As a show which is completely sung, Chess is an extremely hard task for any group but ESNA take to the challenge with aplomb. The casting is first class and rivals any professional troupe. As the temperamental Freddie Trumper, Jonny Painting gives a powerhouse performance vocally, almost blowing the roof off with his rendition of ‘Pity the Child’. He is aptly supported by Darryl Clarke as his rival both in love and on the board, Anatoly Sergievsky who proves his impressive range in an array of numbers that include ‘Where I Want to Be’ and act one’s closure, ‘Anthem’. The third player in this dangerous love triangle, Florence is arguably the strongest of them all though. As the woman torn between two countries and two men, Morven Harrison refuses to let you take your eyes off her. Her frustration, confusion and vexation all come across perfectly and her duet with Laura Brookes (also wonderful as sympathetic lover, Svetlana) is one of the highlights of the night – I am of course referring to ‘I Know Him So Well’. Her applause and ovation at the end is a tribute to one of the finest performances on the Loughborough stage this year.

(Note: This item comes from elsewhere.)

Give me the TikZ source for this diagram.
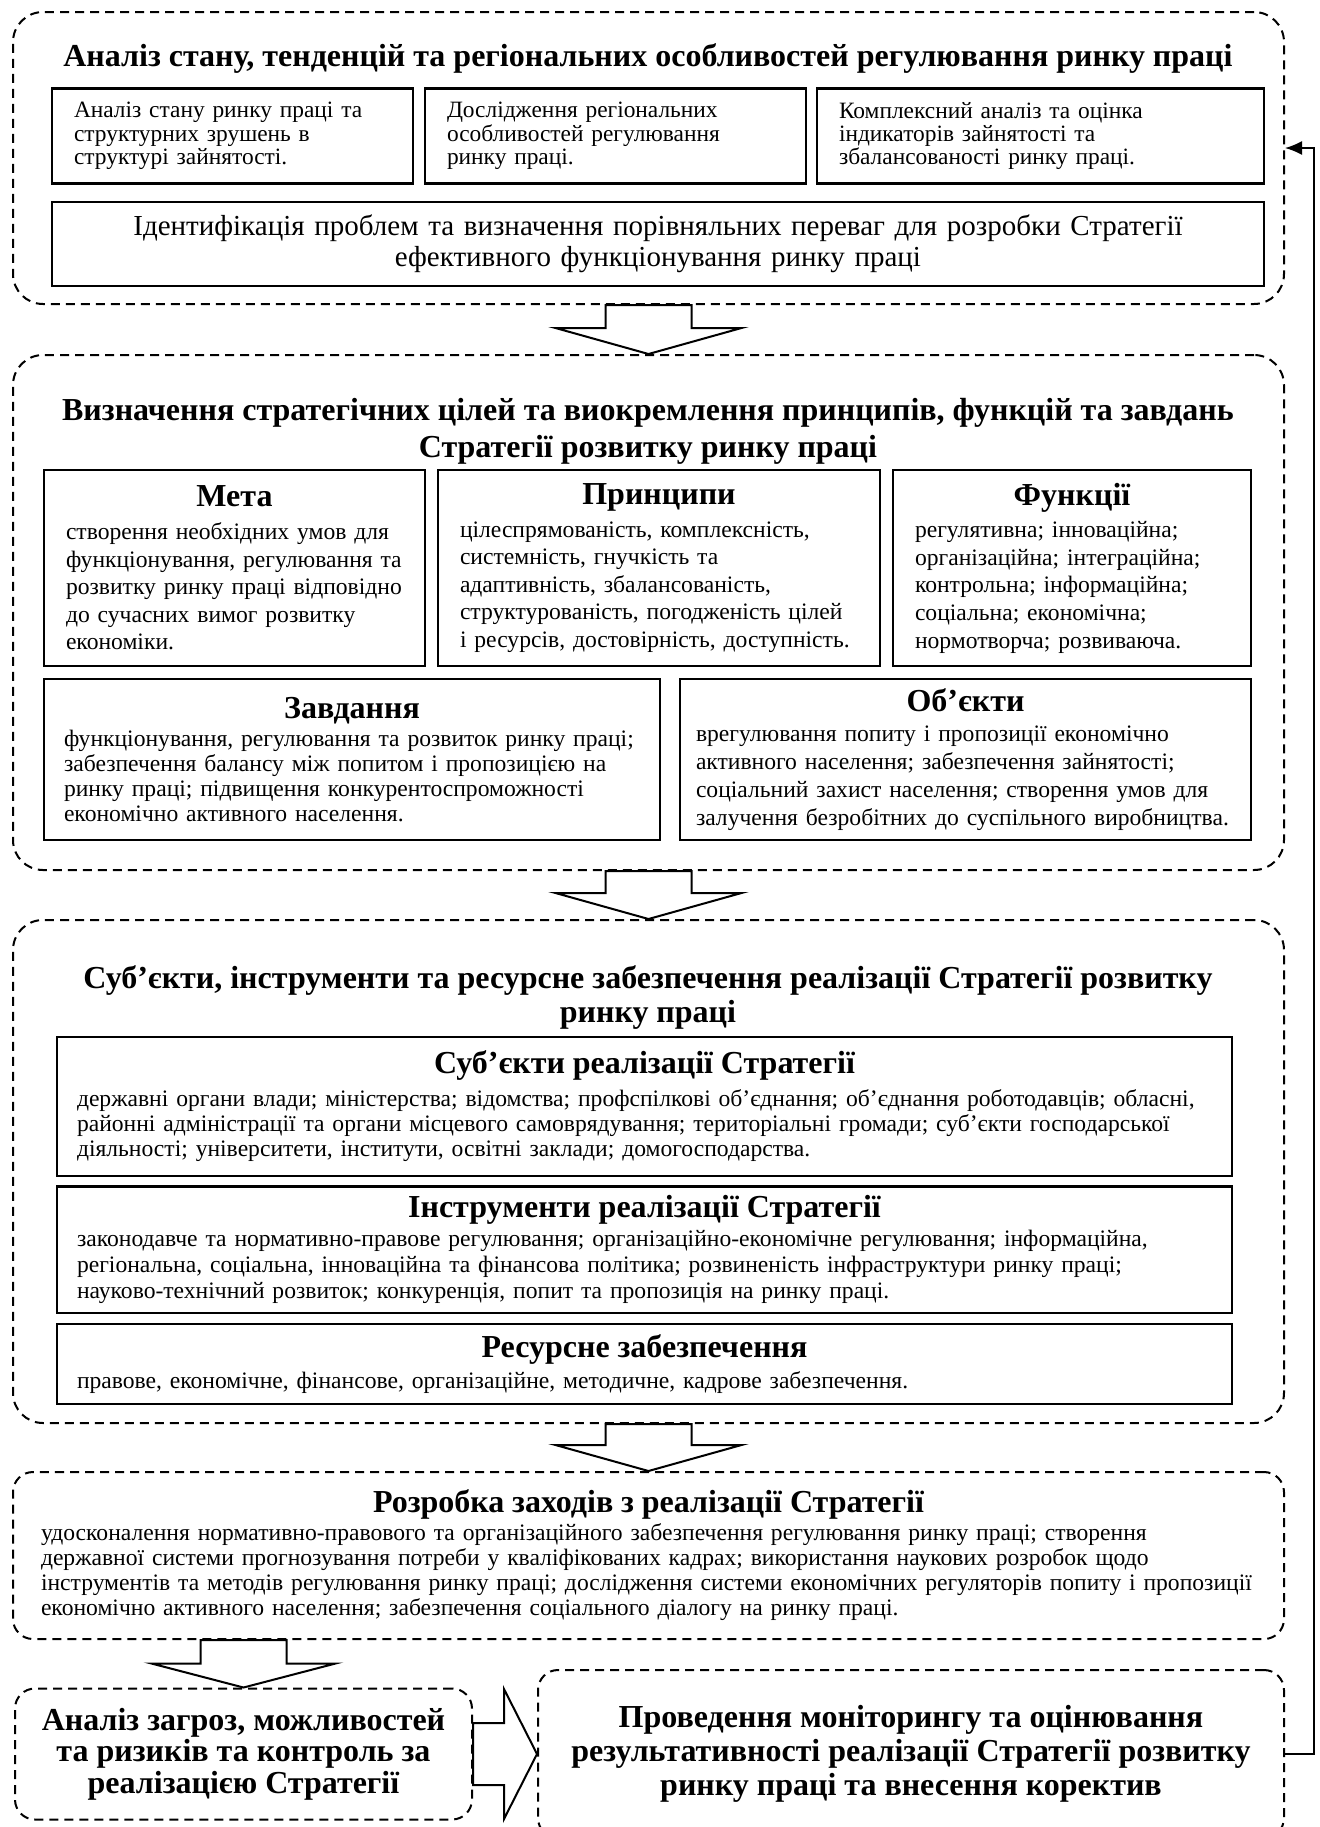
\documentclass[tikz,border=0pt]{standalone}
\usepackage{fontspec}
\setmainfont{Liberation Serif}
\usetikzlibrary{positioning,calc,arrows.meta}
\setlength{\parindent}{0pt}

\newcommand{\bodysize}[1]{\fontsize{11.8}{#1}\selectfont}
\newcommand{\cellhead}[2][2pt]{{\centering\bfseries\fontsize{16}{17}\selectfont #2\par}\vspace{#1}}

\begin{document}
\begin{tikzpicture}[x=0.5pt,y=-0.5pt,
    stage/.style={draw, line width=1pt, dash pattern=on 4.5pt off 3pt, rounded corners=15pt},
    cell/.style={draw, line width=1.1pt, inner xsep=10pt, inner ysep=0pt, align=left, font=\bodysize{13.8pt}},
    heading/.style={font=\bfseries\fontsize{16}{18}\selectfont, align=center},
    blockarrow/.style={draw, line width=1pt, fill=white},
    feedback/.style={line width=0.8pt, -{Latex[length=8.5pt,width=7pt]}},
  ]
  \clip (0,0) rectangle (1319,1827);

  %Stages
  \node[stage, minimum width=635.5pt, minimum height=146pt] (s1) at (648.5,158) {};
  \node[stage, minimum width=635.5pt, minimum height=257.5pt] (s2) at (648.5,612.5) {};
  \node[stage, minimum width=635.5pt, minimum height=251.5pt] (s3) at (648.5,1171.5) {};
  \node[stage, rounded corners=10pt, minimum width=635.5pt, minimum height=83.5pt,
        text width=607.5pt, inner xsep=14pt, align=left, font=\bodysize{12.5pt}] (s4) at (648.5,1555.5)
    {\cellhead[1.5pt]{Розробка заходів з реалізації Стратегії}
     удосконалення нормативно-правового та організаційного забезпечення регулювання ринку праці; створення\\
     державної системи прогнозування потреби у кваліфікованих кадрах; використання наукових розробок щодо\\
     інструментів та методів регулювання ринку праці; дослідження системи економічних регуляторів попиту і пропозиції\\
     економічно активного населення; забезпечення соціального діалогу на ринку праці.};
  \node[stage, rounded corners=10pt, minimum width=228.5pt, minimum height=65.5pt,
        align=center, font=\bfseries\fontsize{16}{15.8}\selectfont] (s5) at (243.5,1754)
    {Аналіз загроз, можливостей\\та ризиків та контроль за\\реалізацією Стратегії};
  \node[stage, rounded corners=10pt, minimum width=373pt, minimum height=84pt,
        align=center, font=\bfseries\fontsize{16}{17}\selectfont] (s6) at (911,1754)
    {Проведення моніторингу та оцінювання\\результативності реалізації Стратегії розвитку\\ринку праці та внесення коректив};

  %Stage 1
  \node[heading] (t1) at (648,58) {Аналіз стану, тенденцій та регіональних особливостей регулювання ринку праці};
  \node[cell, inner xsep=11pt, text width=158.5pt, minimum height=47.5pt, font=\fontsize{11.7}{11.7}\selectfont] (a1) at (232.5,136)
    {Аналіз стану ринку праці та\\структурних зрушень в\\структурі зайнятості.};
  \node[cell, inner xsep=11pt, text width=168.5pt, minimum height=47.5pt, font=\fontsize{11.7}{11.7}\selectfont] (a2) at (615.5,136)
    {Дослідження регіональних\\особливостей регулювання\\ринку праці.};
  \node[cell, inner xsep=11pt, text width=201.5pt, minimum height=47.5pt, font=\fontsize{11.7}{11.7}\selectfont] (a3) at (1040.5,136)
    {Комплексний аналіз та оцінка\\індикаторів зайнятості та\\збалансованості ринку праці.};
  \node[cell, text width=586pt, minimum height=42pt, align=center, font=\fontsize{14.5}{15.5}\selectfont] (a4) at (658,244)
    {Ідентифікація проблем та визначення порівняльних переваг для розробки Стратегії\\ефективного функціонування ринку праці};

  %Stage 2
  \node[heading, font=\bfseries\fontsize{16}{18.5}\selectfont] (t2) at (648,431.5) {Визначення стратегічних цілей та виокремлення принципів, функцій та завдань\\Стратегії розвитку ринку праці};
  \node[cell, inner xsep=11pt, text width=168.5pt, minimum height=98pt] (b1) at (234.5,568)
    {\cellhead[2.5pt]{Мета}створення необхідних умов для\\функціонування, регулювання та\\розвитку ринку праці відповідно\\до сучасних вимог розвитку\\економіки.};
  \node[cell, inner xsep=11pt, text width=199pt, minimum height=98pt] (b2) at (659,568)
    {\cellhead[2.5pt]{Принципи}цілеспрямованість, комплексність,\\системність, гнучкість та\\адаптивність, збалансованість,\\структурованість, погодженість цілей\\і ресурсів, достовірність, доступність.};
  \node[cell, inner xsep=11pt, text width=157pt, minimum height=98pt] (b3) at (1072,568)
    {\cellhead[2.5pt]{Функції}регулятивна; інноваційна;\\організаційна; інтеграційна;\\контрольна; інформаційна;\\соціальна; економічна;\\нормотворча; розвиваюча.};
  \node[cell, text width=288pt, minimum height=80.5pt, font=\bodysize{12.5pt}] (b4) at (352,759.5)
    {\cellhead[1.5pt]{Завдання}функціонування, регулювання та розвиток ринку праці;\\забезпечення балансу між попитом і пропозицією на\\ринку праці; підвищення конкурентоспроможності\\економічно активного населення.};
  \node[cell, inner xsep=8pt, text width=269.5pt, minimum height=80.5pt, font=\bodysize{14pt}] (b5) at (965.5,759.5)
    {\cellhead[1.3pt]{Об’єкти}врегулювання попиту і пропозиції економічно\\активного населення; забезпечення зайнятості;\\соціальний захист населення; створення умов для\\залучення безробітних до суспільного виробництва.};

  %Stage 3
  \node[heading, font=\bfseries\fontsize{16}{17}\selectfont] (t3) at (648,997) {Суб’єкти, інструменти та ресурсне забезпечення реалізації Стратегії розвитку\\ринку праці};
  \node[cell, text width=567.5pt, minimum height=69.5pt, font=\bodysize{12.5pt}] (c1) at (644.5,1106.5)
    {\cellhead[4pt]{Суб’єкти реалізації Стратегії}державні органи влади; міністерства; відомства; профспілкові об’єднання; об’єднання роботодавців; обласні,\\районні адміністрації та органи місцевого самоврядування; територіальні громади; суб’єкти господарської\\діяльності; університети, інститути, освітні заклади; домогосподарства.};
  \node[cell, text width=567.5pt, minimum height=63.25pt, font=\bodysize{13pt}] (c2) at (644.5,1249.75)
    {\cellhead[1.5pt]{Інструменти реалізації Стратегії}законодавче та нормативно-правове регулювання; організаційно-економічне регулювання; інформаційна,\\регіональна, соціальна, інноваційна та фінансова політика; розвиненість інфраструктури ринку праці;\\науково-технічний розвиток; конкуренція, попит та пропозиція на ринку праці.};
  \node[cell, text width=567.5pt, minimum height=40pt, font=\bodysize{12.5pt}] (c3) at (644.5,1364)
    {\cellhead[3pt]{Ресурсне забезпечення}правове, економічне, фінансове, організаційне, методичне, кадрове забезпечення.};

  %Arrows
  \foreach \from/\to in {s1/s2,s2/s3,s3/s4}{
    \draw[blockarrow] ($(\from.south)+(-43,0)$) -- ($(\to.north)+(-43,-26)$) -- ($(\to.north)+(-93,-26)$)
      -- (\to.north) -- ($(\to.north)+(93,-26)$) -- ($(\to.north)+(43,-26)$) -- ($(\from.south)+(43,0)$) -- cycle;
  }
  \draw[blockarrow] ($(s5.north |- s4.south)+(-43,0)$) -- ($(s5.north)+(-43,-24)$) -- ($(s5.north)+(-92,-24)$)
    -- (s5.north) -- ($(s5.north)+(92,-24)$) -- ($(s5.north)+(43,-24)$) -- ($(s5.north |- s4.south)+(43,0)$) -- cycle;
  \draw[blockarrow] ($(s5.east)+(0,-31)$) -- ($(s6.west |- s5.east)+(-33,-31)$) -- ($(s6.west |- s5.east)+(-33,-65)$)
    -- (s6.west |- s5.east) -- ($(s6.west |- s5.east)+(-33,65)$) -- ($(s6.west |- s5.east)+(-33,31)$) -- ($(s5.east)+(0,31)$) -- cycle;

  \draw[feedback] (s6.east) -- ++(29,0) |- ([yshift=5pt]s1.east);
\end{tikzpicture}
\end{document}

The cast is well supported by a suave Meng Khaw as The Arbiter, being played in this production like a mixture between The Narrator in Blood Brothers and The Emcee in Cabaret as well as Jon Orton as the CIA’S Walter de Courcey who leaves the audience feeling just the right sense of distrust towards him. Gareth Busson is arguably given the most enjoyable song in his role as KGB top dog, Alexander Molokov with ‘The Soviet Machine’. Carl Brierley-Edwards’s energetic choreography is put to especially good use here with a ‘last-man-standing’ type routine involving two generations trying to outdo each other on the dancefloor. These exceptional leads are backed up by a full ensemble of twenty-one hardworking individuals that demonstrate a tremendous amount of energy and commitment. Highlights featuring them include the reporter sequences, the opening ceremony and my personal favourite, the Monty Python-ish ‘Embassy Lament’ which provides a much needed spot of comic relief.

There was one thing however which gave this production the extra air of professionalism and left you glued to your seat mesmerised. Aiding the cast and Gareth Wynne’s ludicrously good orchestra was the visual flair of the scenic design provided by the ingenious LED screens of Easyflex. The designs and operation under the control of Jez Malpas, Deb Heveran and Rachel Ingham made the production stand out a mile from so many others due to the usage of sharp and vibrant graphics. Whereas these screens have been seen on the Loughborough theatre scene before in such productions as Ladies’ Day and ESNA’s very own Jesus Christ Superstar, their quality is given a new lease of life in Chess. The flexibility of them means that they can swoop in from a variety of angles to add an extra dimension to a scene. From the opening song featuring a range of impressive, towering designs that reminded me of the 2012 London Olympics opening ceremony to the beautiful imagery of the full moon on the Italian ski slopes, there is not a moment when the designs or indeed the screens feel overused or out of place and I look forward to seeing what the team behind them come up with next. It is sure to be as much of a visual feast as this was.

Emma Healey has taken on a mammoth task in directing Chess. A musical about espionage, love rivalry and an ancient board game is sure to have its difficulties but her production runs like clockwork. No moment feels too slow or too rushed and she has created a production which matches, if not succeeds the standard of a professional one. I genuinely doubt that I will ever see a revival of the show as good as this. It has well and truly made me a fan.